Source data
____

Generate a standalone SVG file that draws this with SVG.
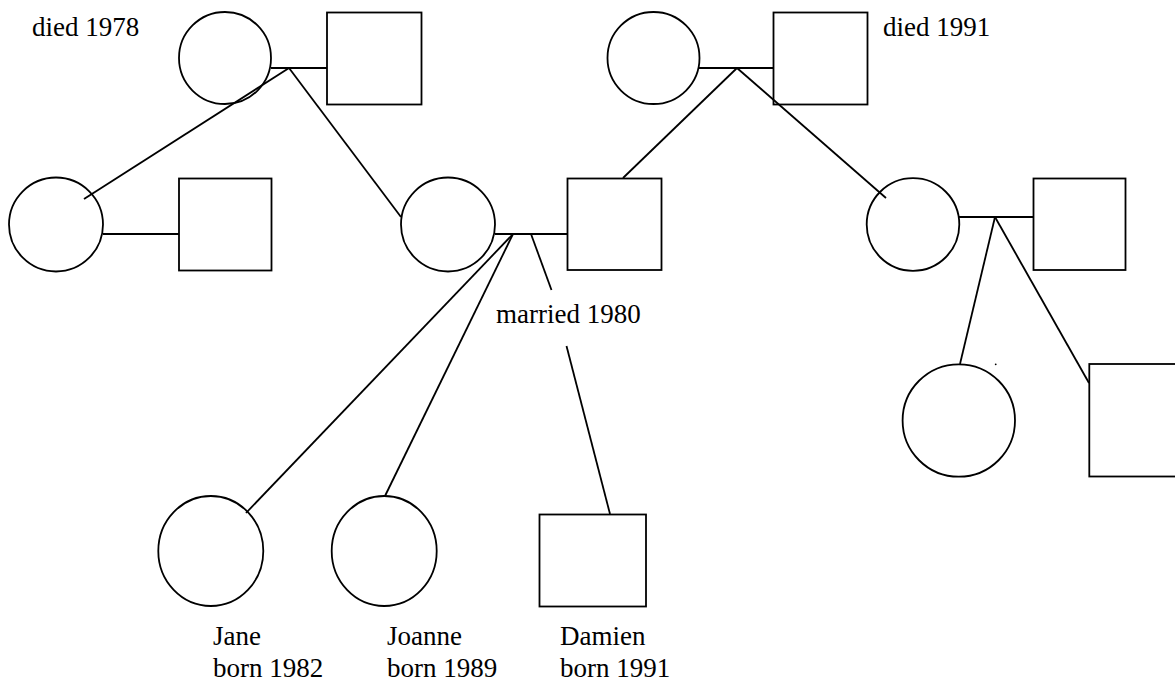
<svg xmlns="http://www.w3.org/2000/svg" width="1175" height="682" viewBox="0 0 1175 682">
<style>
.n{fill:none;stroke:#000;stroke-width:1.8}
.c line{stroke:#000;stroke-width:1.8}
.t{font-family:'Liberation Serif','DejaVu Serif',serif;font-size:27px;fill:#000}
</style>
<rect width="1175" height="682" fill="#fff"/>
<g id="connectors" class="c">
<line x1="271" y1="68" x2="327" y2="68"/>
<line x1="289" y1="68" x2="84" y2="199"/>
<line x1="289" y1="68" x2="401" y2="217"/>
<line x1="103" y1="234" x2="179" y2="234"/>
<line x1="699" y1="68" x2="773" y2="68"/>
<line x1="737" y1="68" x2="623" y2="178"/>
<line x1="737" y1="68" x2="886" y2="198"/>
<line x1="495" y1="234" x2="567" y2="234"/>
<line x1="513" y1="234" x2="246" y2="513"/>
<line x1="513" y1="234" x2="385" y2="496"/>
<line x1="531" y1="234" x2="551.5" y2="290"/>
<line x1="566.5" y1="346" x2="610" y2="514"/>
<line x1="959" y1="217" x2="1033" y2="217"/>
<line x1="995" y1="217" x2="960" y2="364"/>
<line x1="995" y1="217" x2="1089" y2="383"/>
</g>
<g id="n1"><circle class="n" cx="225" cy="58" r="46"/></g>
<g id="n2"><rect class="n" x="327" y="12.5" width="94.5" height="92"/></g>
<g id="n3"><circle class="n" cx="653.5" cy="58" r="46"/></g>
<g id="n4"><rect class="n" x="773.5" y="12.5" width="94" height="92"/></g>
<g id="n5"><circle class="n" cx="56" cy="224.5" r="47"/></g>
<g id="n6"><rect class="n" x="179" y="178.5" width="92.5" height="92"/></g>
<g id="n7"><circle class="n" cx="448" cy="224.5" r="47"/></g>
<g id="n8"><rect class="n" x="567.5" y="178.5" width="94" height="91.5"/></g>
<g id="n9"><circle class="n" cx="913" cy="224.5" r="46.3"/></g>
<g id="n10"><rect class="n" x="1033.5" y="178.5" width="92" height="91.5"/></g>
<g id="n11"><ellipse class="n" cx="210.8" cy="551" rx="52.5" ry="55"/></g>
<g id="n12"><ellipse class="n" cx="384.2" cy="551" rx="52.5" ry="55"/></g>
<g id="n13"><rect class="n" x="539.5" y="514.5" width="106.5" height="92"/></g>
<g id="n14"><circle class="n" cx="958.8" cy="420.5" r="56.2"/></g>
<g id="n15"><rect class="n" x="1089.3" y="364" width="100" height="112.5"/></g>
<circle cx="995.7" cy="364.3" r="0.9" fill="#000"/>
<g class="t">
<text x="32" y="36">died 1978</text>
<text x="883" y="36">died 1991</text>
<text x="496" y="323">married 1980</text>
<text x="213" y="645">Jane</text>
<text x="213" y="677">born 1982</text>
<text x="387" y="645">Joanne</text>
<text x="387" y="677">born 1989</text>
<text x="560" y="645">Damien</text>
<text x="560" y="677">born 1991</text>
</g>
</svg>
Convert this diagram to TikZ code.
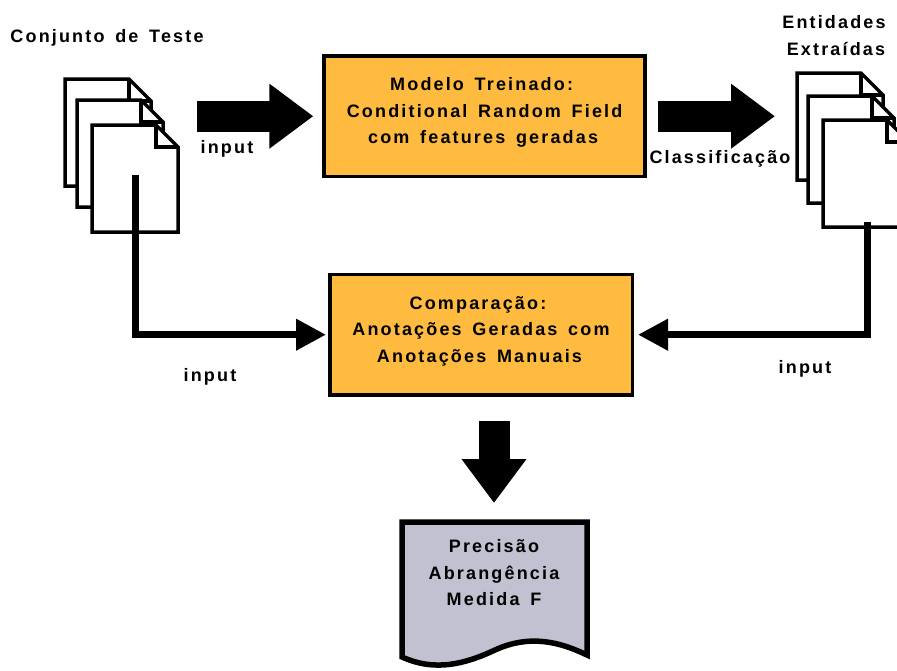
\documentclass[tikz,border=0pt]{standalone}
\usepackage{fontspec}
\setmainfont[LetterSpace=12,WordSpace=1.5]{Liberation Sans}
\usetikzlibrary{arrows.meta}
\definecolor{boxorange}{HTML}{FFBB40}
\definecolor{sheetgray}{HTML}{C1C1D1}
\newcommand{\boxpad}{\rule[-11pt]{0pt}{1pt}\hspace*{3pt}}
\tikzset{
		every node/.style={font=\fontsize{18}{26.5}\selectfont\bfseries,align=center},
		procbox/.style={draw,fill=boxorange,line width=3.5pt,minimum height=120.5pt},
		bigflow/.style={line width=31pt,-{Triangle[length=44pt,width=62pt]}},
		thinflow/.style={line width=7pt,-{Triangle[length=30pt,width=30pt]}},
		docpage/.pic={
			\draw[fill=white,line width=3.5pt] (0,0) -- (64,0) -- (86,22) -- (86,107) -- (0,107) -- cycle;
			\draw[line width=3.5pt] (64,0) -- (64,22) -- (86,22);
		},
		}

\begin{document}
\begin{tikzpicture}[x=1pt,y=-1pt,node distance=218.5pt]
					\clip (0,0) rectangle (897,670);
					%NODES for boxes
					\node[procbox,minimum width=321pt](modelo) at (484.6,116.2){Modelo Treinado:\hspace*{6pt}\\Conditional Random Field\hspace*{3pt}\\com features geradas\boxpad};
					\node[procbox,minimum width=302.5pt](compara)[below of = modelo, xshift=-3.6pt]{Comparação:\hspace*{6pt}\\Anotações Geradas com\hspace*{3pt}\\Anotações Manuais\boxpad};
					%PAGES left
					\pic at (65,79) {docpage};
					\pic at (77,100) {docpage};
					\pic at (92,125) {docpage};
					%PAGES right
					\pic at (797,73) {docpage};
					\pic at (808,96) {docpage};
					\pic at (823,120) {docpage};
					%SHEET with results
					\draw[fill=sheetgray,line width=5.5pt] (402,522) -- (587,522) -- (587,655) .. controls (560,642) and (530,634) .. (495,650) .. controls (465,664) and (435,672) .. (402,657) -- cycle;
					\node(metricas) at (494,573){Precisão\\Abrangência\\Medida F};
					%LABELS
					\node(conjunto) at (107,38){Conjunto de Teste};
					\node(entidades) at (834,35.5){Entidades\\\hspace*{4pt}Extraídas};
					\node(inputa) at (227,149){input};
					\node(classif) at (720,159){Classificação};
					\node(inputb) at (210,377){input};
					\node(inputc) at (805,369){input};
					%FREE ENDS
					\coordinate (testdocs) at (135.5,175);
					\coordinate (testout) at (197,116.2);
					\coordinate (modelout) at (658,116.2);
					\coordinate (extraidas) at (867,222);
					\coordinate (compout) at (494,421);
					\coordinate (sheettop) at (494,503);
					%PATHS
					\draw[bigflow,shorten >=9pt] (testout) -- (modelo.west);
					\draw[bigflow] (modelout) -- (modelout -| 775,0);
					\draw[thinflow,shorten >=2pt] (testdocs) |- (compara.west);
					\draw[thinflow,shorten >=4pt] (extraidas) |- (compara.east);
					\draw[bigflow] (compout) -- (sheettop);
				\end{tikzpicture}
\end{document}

____

Work to be completed: Each line of the data should be quoted exactly, with pictures left out.

Finished task:
Generate a standalone SVG file that draws this with SVG.
<svg xmlns="http://www.w3.org/2000/svg" width="1175" height="682" viewBox="0 0 1175 682">
<style>
.n{fill:none;stroke:#000;stroke-width:1.8}
.c line{stroke:#000;stroke-width:1.8}
.t{font-family:'Liberation Serif','DejaVu Serif',serif;font-size:27px;fill:#000}
</style>
<rect width="1175" height="682" fill="#fff"/>
<g id="connectors" class="c">
<line x1="271" y1="68" x2="327" y2="68"/>
<line x1="289" y1="68" x2="84" y2="199"/>
<line x1="289" y1="68" x2="401" y2="217"/>
<line x1="103" y1="234" x2="179" y2="234"/>
<line x1="699" y1="68" x2="773" y2="68"/>
<line x1="737" y1="68" x2="623" y2="178"/>
<line x1="737" y1="68" x2="886" y2="198"/>
<line x1="495" y1="234" x2="567" y2="234"/>
<line x1="513" y1="234" x2="246" y2="513"/>
<line x1="513" y1="234" x2="385" y2="496"/>
<line x1="531" y1="234" x2="551.5" y2="290"/>
<line x1="566.5" y1="346" x2="610" y2="514"/>
<line x1="959" y1="217" x2="1033" y2="217"/>
<line x1="995" y1="217" x2="960" y2="364"/>
<line x1="995" y1="217" x2="1089" y2="383"/>
</g>
<g id="n1"><circle class="n" cx="225" cy="58" r="46"/></g>
<g id="n2"><rect class="n" x="327" y="12.5" width="94.5" height="92"/></g>
<g id="n3"><circle class="n" cx="653.5" cy="58" r="46"/></g>
<g id="n4"><rect class="n" x="773.5" y="12.5" width="94" height="92"/></g>
<g id="n5"><circle class="n" cx="56" cy="224.5" r="47"/></g>
<g id="n6"><rect class="n" x="179" y="178.5" width="92.5" height="92"/></g>
<g id="n7"><circle class="n" cx="448" cy="224.5" r="47"/></g>
<g id="n8"><rect class="n" x="567.5" y="178.5" width="94" height="91.5"/></g>
<g id="n9"><circle class="n" cx="913" cy="224.5" r="46.3"/></g>
<g id="n10"><rect class="n" x="1033.5" y="178.5" width="92" height="91.5"/></g>
<g id="n11"><ellipse class="n" cx="210.8" cy="551" rx="52.5" ry="55"/></g>
<g id="n12"><ellipse class="n" cx="384.2" cy="551" rx="52.5" ry="55"/></g>
<g id="n13"><rect class="n" x="539.5" y="514.5" width="106.5" height="92"/></g>
<g id="n14"><circle class="n" cx="958.8" cy="420.5" r="56.2"/></g>
<g id="n15"><rect class="n" x="1089.3" y="364" width="100" height="112.5"/></g>
<circle cx="995.7" cy="364.3" r="0.9" fill="#000"/>
<g class="t">
<text x="32" y="36">died 1978</text>
<text x="883" y="36">died 1991</text>
<text x="496" y="323">married 1980</text>
<text x="213" y="645">Jane</text>
<text x="213" y="677">born 1982</text>
<text x="387" y="645">Joanne</text>
<text x="387" y="677">born 1989</text>
<text x="560" y="645">Damien</text>
<text x="560" y="677">born 1991</text>
</g>
</svg>
Convert this diagram to TikZ code.
\documentclass[tikz,border=0pt]{standalone}
\usepackage{fontspec}
\setmainfont[LetterSpace=12,WordSpace=1.5]{Liberation Sans}
\usetikzlibrary{arrows.meta}
\definecolor{boxorange}{HTML}{FFBB40}
\definecolor{sheetgray}{HTML}{C1C1D1}
\newcommand{\boxpad}{\rule[-11pt]{0pt}{1pt}\hspace*{3pt}}
\tikzset{
		every node/.style={font=\fontsize{18}{26.5}\selectfont\bfseries,align=center},
		procbox/.style={draw,fill=boxorange,line width=3.5pt,minimum height=120.5pt},
		bigflow/.style={line width=31pt,-{Triangle[length=44pt,width=62pt]}},
		thinflow/.style={line width=7pt,-{Triangle[length=30pt,width=30pt]}},
		docpage/.pic={
			\draw[fill=white,line width=3.5pt] (0,0) -- (64,0) -- (86,22) -- (86,107) -- (0,107) -- cycle;
			\draw[line width=3.5pt] (64,0) -- (64,22) -- (86,22);
		},
		}

\begin{document}
\begin{tikzpicture}[x=1pt,y=-1pt,node distance=218.5pt]
					\clip (0,0) rectangle (897,670);
					%NODES for boxes
					\node[procbox,minimum width=321pt](modelo) at (484.6,116.2){Modelo Treinado:\hspace*{6pt}\\Conditional Random Field\hspace*{3pt}\\com features geradas\boxpad};
					\node[procbox,minimum width=302.5pt](compara)[below of = modelo, xshift=-3.6pt]{Comparação:\hspace*{6pt}\\Anotações Geradas com\hspace*{3pt}\\Anotações Manuais\boxpad};
					%PAGES left
					\pic at (65,79) {docpage};
					\pic at (77,100) {docpage};
					\pic at (92,125) {docpage};
					%PAGES right
					\pic at (797,73) {docpage};
					\pic at (808,96) {docpage};
					\pic at (823,120) {docpage};
					%SHEET with results
					\draw[fill=sheetgray,line width=5.5pt] (402,522) -- (587,522) -- (587,655) .. controls (560,642) and (530,634) .. (495,650) .. controls (465,664) and (435,672) .. (402,657) -- cycle;
					\node(metricas) at (494,573){Precisão\\Abrangência\\Medida F};
					%LABELS
					\node(conjunto) at (107,38){Conjunto de Teste};
					\node(entidades) at (834,35.5){Entidades\\\hspace*{4pt}Extraídas};
					\node(inputa) at (227,149){input};
					\node(classif) at (720,159){Classificação};
					\node(inputb) at (210,377){input};
					\node(inputc) at (805,369){input};
					%FREE ENDS
					\coordinate (testdocs) at (135.5,175);
					\coordinate (testout) at (197,116.2);
					\coordinate (modelout) at (658,116.2);
					\coordinate (extraidas) at (867,222);
					\coordinate (compout) at (494,421);
					\coordinate (sheettop) at (494,503);
					%PATHS
					\draw[bigflow,shorten >=9pt] (testout) -- (modelo.west);
					\draw[bigflow] (modelout) -- (modelout -| 775,0);
					\draw[thinflow,shorten >=2pt] (testdocs) |- (compara.west);
					\draw[thinflow,shorten >=4pt] (extraidas) |- (compara.east);
					\draw[bigflow] (compout) -- (sheettop);
				\end{tikzpicture}
\end{document}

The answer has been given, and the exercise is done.